Publication Details (including relevant citation information):
S. Kim, S. Wang, and H.F. Schaefer;
Journal of Physical Chemistry A, 2011, 115, 5478.
In light of the important recent synthesis of a stable tetrasilacyclobutadiene dianion compound by Sekiguchi and co-workers and the absence of theoretical studies, ab initio methods have been used to investigate this dianion and a number of related species. These theoretical methods predict multiple minima for each compound, and most minima contain folded and bicyclic silicon rings. For (Si4H4)2-, (Si4H4)2-·2Li+, [Si4(SiH3)4]2-·2Li+, [Si4(SiH3)4]2-·2Na+, and [Si4(SiH3)4]2-·2K+, respectively, the energetically lowest-lying structures are designated A-3 (C2v symmetry), B-8 (C1 symmetry), C-1 (C2 symmetry), D-1 (C2 symmetry), and E-1 (C2h symmetry). None of these structures satisfies both the ring planarity and the cyclic bond equalization criteria of aromaticity. However, all of the representative NICS values of these lowest-lying structures are negative, indicating some aromatic character. Especially, structures C-1 and D-1 of C2 symmetry effectively satisfy the criteria of aromaticity due to the slightly trapezoidal silicon rings, which are nearly planar with nearly equal bond lengths.
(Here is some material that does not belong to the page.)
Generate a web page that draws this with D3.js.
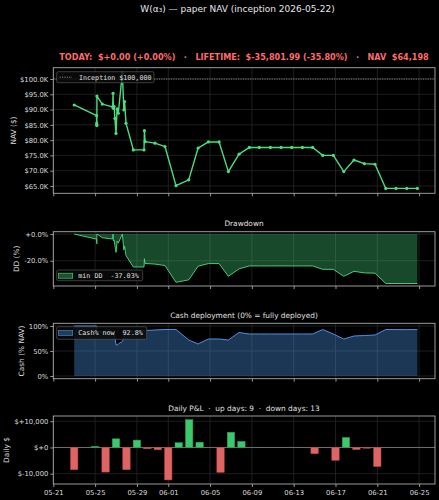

SiH3 substitution for hydrogen in (Si4H4)2-·2Li+ significantly reduces the degree of aromaticity, as reflected in the substantially smaller NICS absolute values for [Si4(SiH3)4]2-·2Li+ than those of (Si4H4)2- and (Si4H4)2-·2Li+. The aromaticity is further weakened in [Si4(SiH3)4]2-·2Na+ and [Si4(SiH3)4]2-·2K+ by replacing lithium with the sodium and potassium cations.
Address (URL): http://dx.doi.org/10.1021/jp202671u